Elle a aussi un petit jouet en plastique – d’où une balle magique bondit dans les airs lorsqu’elle appuie dessus.
« Je dis aux enfants : ‘Écoutez, vous ne pouvez pas me surprendre. Vous n’avez pas le droit de m’énerver parce que moi, je peux perdre le contrôle.’ C’est toujours le moment où ils tentent de m’effrayer, à dessein. J’appuie sur le jouet et la balle surgit », raconte-t-elle.
« Et là, je crie : ‘Oh mon Dieu ! Je n’ai pas vraiment eu peur. C’était une coïncidence mais maintenant, tout ira bien. Je vais être forte’. En fait, je parle pour eux », explique-t-elle.
Elle a aussi des accessoires pour distraire les enfants lors des examens douloureux ou quand le personnel médical ne souhaite pas qu’ils regardent ce qui est en train de se passer. Elle a une machine qui fait du bruit, des bulles et même de faux excréments. Elle s’assure toujours d’avoir avec elle son ukulélé afin de pouvoir entonner une chanson ridicule quand le besoin s’en fait ressentir.
En présence de la journaliste que je suis, à l’hôpital Sheba, elle chante ainsi un air enjoué pour Tal, sept ans, qui se rétablit suite à une intervention chirurgicale et qui fait des expériences scientifiques avec un éducateur de l’hôpital. Sofer a placé sur son nez une paire de lunettes en 3D et elle prétend ne pas voir l’enfant, se heurtant aux murs. Ce qui fait éclater de rire Tal et tous ceux qui se trouvent dans la pièce.
Sofer dit qu’elle parle avec les jeunes patients de la guerre – mais « avec des termes différents », explique-t-elle. Elle salue les malades en se présentant sous le nom de « cheffe du Commandement du nez rouge » et elle leur montre ses grades sur des blasons cousus sur son costume coloré et éclectique.
Sofer a été sollicitée pour rendre visite à un soldat blessé à Sheba et, à son arrivée, les parents des autres militaires lui ont demandé de venir voir aussi leurs fils.

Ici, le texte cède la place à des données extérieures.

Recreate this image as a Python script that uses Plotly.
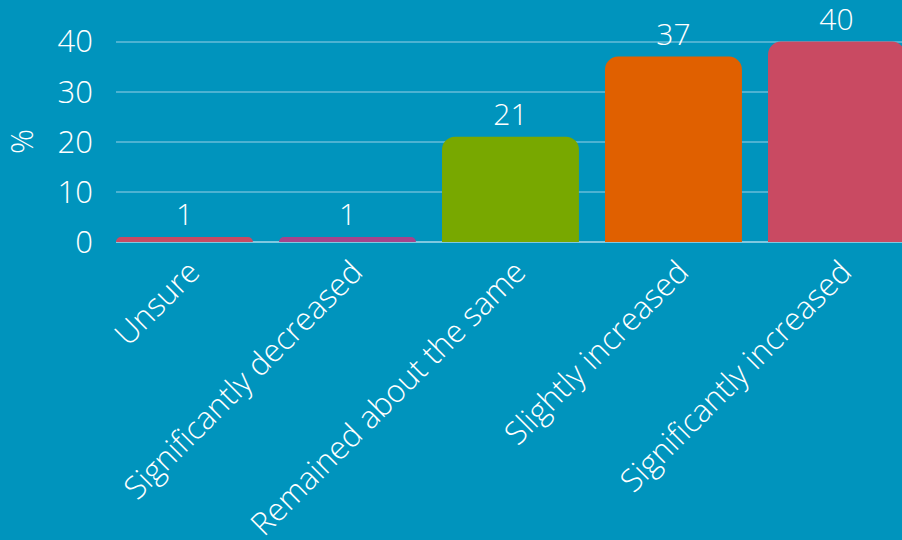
import plotly.graph_objects as go

# Survey responses (% of respondents)
categories = [
    "Unsure",
    "Significantly decreased",
    "Remained about the same",
    "Slightly increased",
    "Significantly increased",
]
values = [1, 1, 21, 37, 40]
bar_colors = ["#C94A62", "#A5448B", "#78A800", "#E06000", "#C94A62"]
y_ticks = [0, 10, 20, 30, 40]

BG = "#0094BD"
FONT = "Open Sans"
SIZE = 31

fig = go.Figure(
    go.Bar(
        x=categories,
        y=values,
        marker=dict(color=bar_colors, line=dict(width=0), cornerradius=13),
        text=[str(v) for v in values],
        textposition="outside",
        textfont=dict(family=FONT, size=30, color="white", weight=300),
        cliponaxis=False,
        hoverinfo="skip",
    )
)

fig.update_layout(
    width=902,
    height=540,
    margin=dict(l=116, r=0, t=0, b=298),
    paper_bgcolor=BG,
    plot_bgcolor=BG,
    bargap=0.16,
    showlegend=False,
    font=dict(family=FONT, color="white", size=SIZE, weight=300),
)

fig.update_xaxes(
    type="category",
    range=[-0.42, 4.402],
    tickangle=-45,
    tickfont=dict(family=FONT, size=31.5, color="white", weight=300),
    ticklabelshift=6,
    ticklabelstandoff=4,
    automargin=False,
    showgrid=False,
    showline=False,
    ticks="",
)

fig.update_yaxes(
    range=[0, 48.3],
    tickvals=y_ticks,
    tickfont=dict(family=FONT, size=SIZE, color="white", weight=300),
    gridcolor="#4DB2D2",
    gridwidth=1.5,
    zeroline=True,
    zerolinecolor="#7FC8E0",
    zerolinewidth=1.5,
    showline=False,
    ticks="",
    ticklabelstandoff=22,
    automargin=False,
)

# Axis title, placed beside the tick labels
fig.add_annotation(
    text="%",
    xref="paper",
    yref="paper",
    x=-0.121,
    y=0.417,
    xanchor="center",
    yanchor="middle",
    textangle=-90,
    showarrow=False,
    font=dict(family=FONT, size=SIZE, color="white", weight=300),
)

fig.write_html("out.html")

Travailler avec les soldats, est-ce si différent du travail avec les enfants ?… A cette question, elle répond que les bases sont les mêmes et que l’objectif est toujours de parvenir à toucher le cœur et l’esprit du patient.

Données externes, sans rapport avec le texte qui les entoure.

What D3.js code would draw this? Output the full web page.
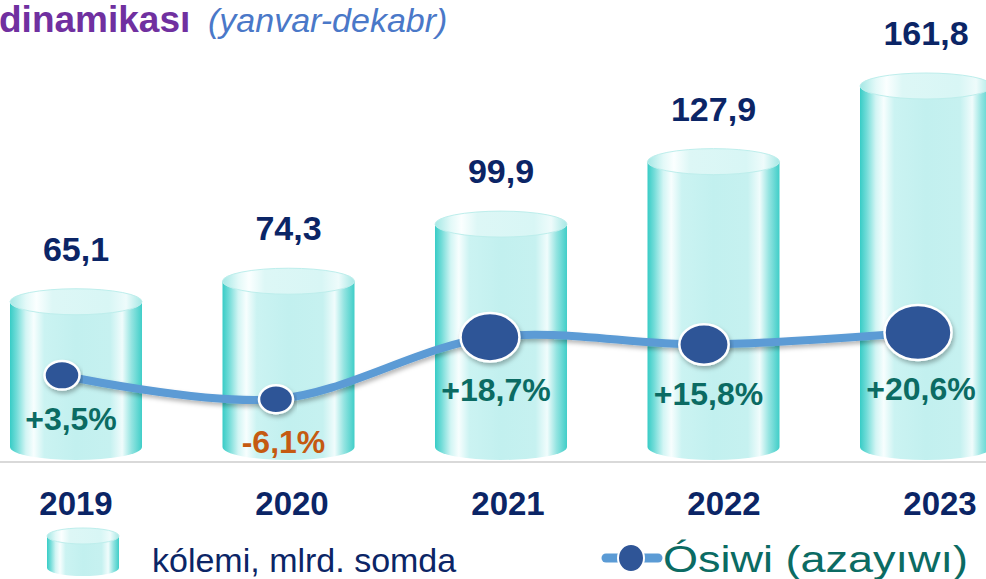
<!DOCTYPE html>
<html>
<head>
<meta charset="utf-8">
<script src="https://cdn.jsdelivr.net/npm/d3@7"></script>
<style>
  html, body { margin: 0; padding: 0; background: #fff; overflow: hidden; }
  svg { display: block; font-family: "Liberation Sans", Arial, sans-serif; }
</style>
</head>
<body>
<svg id="chart" width="986" height="579"></svg>
<script>
const years = ["2019", "2020", "2021", "2022", "2023"];
const volume = [65.1, 74.3, 99.9, 127.9, 161.8];
const growth = [3.5, -6.1, 18.7, 15.8, 20.6];
const titleMain = "dinamikası";
const titleSub = "(yanvar-dekabr)";
const legendVolume = "kólemi, mlrd. somda";
const legendGrowth = "Ósiwi (azayıwı)";

const comma = f => v => f(v).replace(".", ",").replace("\u2212", "-");
const fmtVol = comma(d3.format(".1f"));
const fmtGr = comma(d3.format("+.1f"));

const svg = d3.select("#chart");
const defs = svg.append("defs");

// gradients
function hGrad(id, stops) {
  const g = defs.append("linearGradient").attr("id", id)
    .attr("x1", "0%").attr("x2", "100%").attr("y1", "0%").attr("y2", "0%");
  stops.forEach(([o, c]) => g.append("stop").attr("offset", o).attr("stop-color", c));
}
hGrad("body", [
  ["0%", "#37CCC6"], ["5%", "#72DCD8"], ["12%", "#D2F5F4"], ["18%", "#F7FEFE"],
  ["26%", "#CBF3F2"], ["50%", "#C2F0EF"], ["76%", "#C6F1F0"], ["85%", "#F0FCFC"],
  ["92%", "#94E4E1"], ["100%", "#40CEC8"]
]);
hGrad("top", [
  ["0%", "#A4E8E5"], ["12%", "#E3F9F8"], ["20%", "#FBFFFF"], ["32%", "#DDF7F6"],
  ["75%", "#D8F6F5"], ["88%", "#EEFBFB"], ["100%", "#A6E8E5"]
]);
const sh = defs.append("filter").attr("id", "shadow")
  .attr("x", "-10%").attr("y", "-50%").attr("width", "120%").attr("height", "200%");
sh.append("feDropShadow").attr("dx", 1.5).attr("dy", 3).attr("stdDeviation", 2)
  .attr("flood-color", "#000").attr("flood-opacity", 0.28);

// scales
const xCyl = d3.scalePoint().domain(years).range([76, 926]);
const xYear = d3.scalePoint().domain(years).range([76, 940]);
const xLine = d3.scalePoint().domain(years).range([62, 918]);
const yVol = d3.scaleLinear().domain([0, 161.8]).range([447, 86]);
const yGr = d3.scaleLinear().domain([0, 20]).range([384, 334]);
const rMark = d3.scalePow().exponent(3).domain([-6.1, 20.6]).range([17, 33.5]);

const RX = 66, RY = 13;

// baseline
svg.append("line").attr("x1", 0).attr("x2", 986).attr("y1", 462).attr("y2", 462)
  .attr("stroke", "#D9D9D9").attr("stroke-width", 2);

function cylinder(g, cx, yt, yb, rx, ry) {
  g.append("path")
    .attr("d", `M${cx - rx},${yt} L${cx - rx},${yb} A${rx},${ry} 0 0 0 ${cx + rx},${yb} L${cx + rx},${yt} Z`)
    .attr("fill", "url(#body)");
  g.append("ellipse").attr("cx", cx).attr("cy", yt).attr("rx", rx).attr("ry", ry)
    .attr("fill", "url(#top)").attr("stroke", "#BDEEEC").attr("stroke-width", 1);
}

const data = years.map((y, i) => ({ year: y, vol: volume[i], gr: growth[i] }));

// cylinders
const cyl = svg.append("g");
data.forEach(d => cylinder(cyl, xCyl(d.year), yVol(d.vol), yVol(0), RX, RY));

// volume labels
svg.append("g").selectAll("text").data(data).join("text")
  .attr("x", d => xCyl(d.year))
  .attr("y", d => yVol(d.vol) - RY - 28)
  .attr("text-anchor", "middle")
  .attr("font-size", 34).attr("font-weight", "bold").attr("fill", "#0B2566")
  .text(d => fmtVol(d.vol));

// year labels
svg.append("g").selectAll("text").data(data).join("text")
  .attr("x", d => xYear(d.year)).attr("y", 515)
  .attr("text-anchor", "middle")
  .attr("font-size", 33).attr("font-weight", "bold").attr("fill", "#0B2566")
  .text(d => d.year);

// growth line
const line = d3.line().x(d => xLine(d.year)).y(d => yGr(d.gr)).curve(d3.curveCatmullRom.alpha(0.5));
svg.append("path").datum(data).attr("d", line)
  .attr("fill", "none").attr("stroke", "#5B9BD5").attr("stroke-width", 8)
  .attr("stroke-linecap", "round").attr("filter", "url(#shadow)");

svg.append("g").selectAll("ellipse").data(data).join("ellipse")
  .attr("cx", d => xLine(d.year)).attr("cy", d => yGr(d.gr))
  .attr("rx", d => rMark(d.gr)).attr("ry", d => rMark(d.gr) * 0.82)
  .attr("fill", "#2F5597").attr("stroke", "#fff").attr("stroke-width", 2.5)
  .attr("filter", "url(#shadow)");

// growth labels
svg.append("g").selectAll("text").data(data).join("text")
  .attr("x", d => xCyl(d.year) - 5)
  .attr("y", d => yGr(d.gr) + rMark(d.gr) * 0.82 + 40)
  .attr("text-anchor", "middle")
  .attr("font-size", 32).attr("font-weight", "bold")
  .attr("fill", d => d.gr < 0 ? "#C55A11" : "#0B6B63")
  .text(d => fmtGr(d.gr) + "%");

// title
const t = svg.append("text").attr("x", -1).attr("y", 32);
t.append("tspan").attr("font-size", 37).attr("font-weight", "bold").attr("fill", "#7030A0").text(titleMain);
t.append("tspan").attr("x", 208).attr("font-size", 34).attr("font-style", "italic").attr("fill", "#4A78C8").text(titleSub);

// legend
const lg = svg.append("g");
cylinder(lg, 83, 536, 568, 36, 8);
lg.append("text").attr("x", 152).attr("y", 572).attr("font-size", 34).attr("fill", "#0B2566").text(legendVolume);
lg.append("line").attr("x1", 606).attr("x2", 658).attr("y1", 558).attr("y2", 558)
  .attr("stroke", "#5B9BD5").attr("stroke-width", 9).attr("stroke-linecap", "round");
lg.append("ellipse").attr("cx", 631).attr("cy", 558).attr("rx", 13).attr("ry", 14)
  .attr("fill", "#2F5597").attr("stroke", "#fff").attr("stroke-width", 2);
lg.append("text").attr("x", 663).attr("y", 572).attr("font-size", 37)
  .attr("textLength", 305).attr("lengthAdjust", "spacingAndGlyphs")
  .attr("fill", "#0B6B63").text(legendGrowth);
</script>
</body>
</html>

« Nous disons toujours que les adultes sont des enfants en plus grands », plaisante-t-elle.
Avec les soldats, Sofer se concentre sur l’humour, la légèreté. Elle se présente comme étant leur chirurgienne en leur disant que leur opération s’est bien passée, mais qu’ils reste encore certaines choses à remettre en place.
« Ils rient toujours à ce moment-là. Je leur demande également s’ils vont bien et s’ils sont disponibles parce que je suis célibataire », dit-elle.
Elle raconte aussi des histoires drôles qui permettent, l’espace d’un instant, d’emmener l’esprit des soldats loin de leur chambre d’hôpital.
L’organisation Dream Doctors est aussi là pour les soignants. Les clowns les étreignent et les encouragent quand ils traversent les différents départements.
A l’hôpital pédiatrique de Safra, à Sheba, Dream Doctors a organisé un « mariage » surprise pour une infirmière, Maya, et pour son fiancé Tal. A cause de la guerre, le couple a dû annuler le mariage qu’il avait prévu dans les moindres détails et qu’il attendait depuis longtemps. Les fiancés n’étaient guère d’humeur à se réjouir mais le mariage des clowns – avec sa houppa et le voile de mariée – leur a redonné le sourire.
A Hadassah, Barashi admet que c’est très difficile de faire rire et d’aider les patients à se rétablir actuellement.
Sofer elle-même a connu des moments de désespoir et elle a eu le sentiment qu’elle ne parviendrait pas à continuer la mission qui est la sienne auprès des malades.
« J’avais l’estomac noué mais j’ai encore ressenti le besoin d’être là pour les autres. Je suis venue à l’hôpital au lendemain de la déclaration de guerre. J’étais encore habillée en civil et je hurlais. J’étais vraiment stressée, j’avais des attaques de panique », déclare-t-elle.
« Mais quand j’ai changé de vêtements, que je suis devenue ‘Olive’, tout a changé. Elle est un personnage totalement différent. Elle fait pour moi ce que je fais pour les autres. Elle guérit mon âme », dit-elle.